Could this be like the May Day parades in the early days of Stalin, I wondered, when the Red Army circled the block and came back to impress and frighten foreign
dignitaries with their numbers? No. The crowd was authentico, I could certify as I spent the rest of the morning drinking Cuban coffee (four sugars) and a mojito or
two, and smoking a Cohiba. "Viva el socialismo," I was able to say with more than usual enthusiasm.

They also have other programs on the two major Cuban networks. The second most popular program is Hollywood movies. A Cuban TV producer goes to
Blockbuster in the States, buys or rents a tape, brings it back to the commissar in charge of programs, who then throws it on the air. They don't worry about the FBI
warnings. No copyright problemos here. American film copyright laws don't apply in Cuba.

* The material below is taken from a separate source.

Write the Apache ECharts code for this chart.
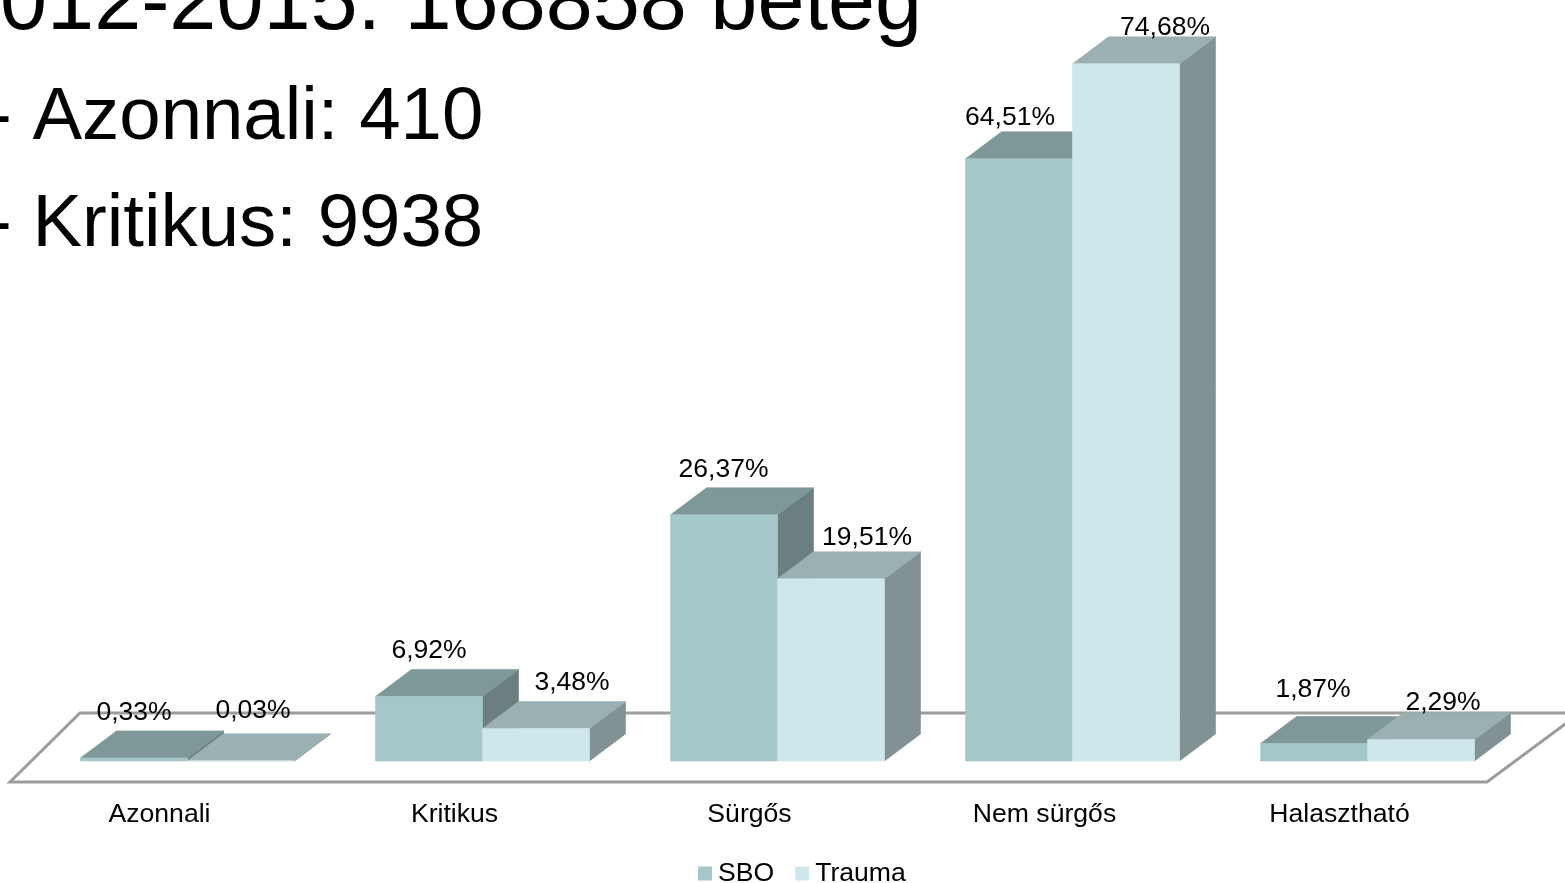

This probably pains Fox, Disney, Sony and other financially pressed movie corporations. But the Cuban people love it.

Even this broad range of broadcasting does not satisfy Cuban media freaks. Man does not live by strawberry and chocolate alone; he needs his ESPN, Cartoon
Network, HBO, Discovery and CNN on satellite TV.

The second major indoor sport in Havana, next to watching satellite TV, is hiding the dish. "It is hidden in the house of the dog," one source explained, "in swimming
pools, with the plants, in the shower, with the garbage outside. The imagination of Cuban people is very big in finding a way to hide illegal dish."

So a strange alliance has evolved in Cuba. Fidelistas and DirecTV capitalist swine are in the same boat for different reasons. DirecTV is against watching its service
for free on principle. It's a bad business plan. The Fidelistas are against satellite TV because they are against the dissemination of uncontrolled information.

Castro is not the first dictator not to understand the way the media work. Given open access, people do not tend to watch news and public-affairs documentaries.
They watch sex, violence and unreal reality shows: "The Bachelor" and "Fear Factor."

They have nothing to fear but fear itself, which in a totalitarian state apparently is quite a lot.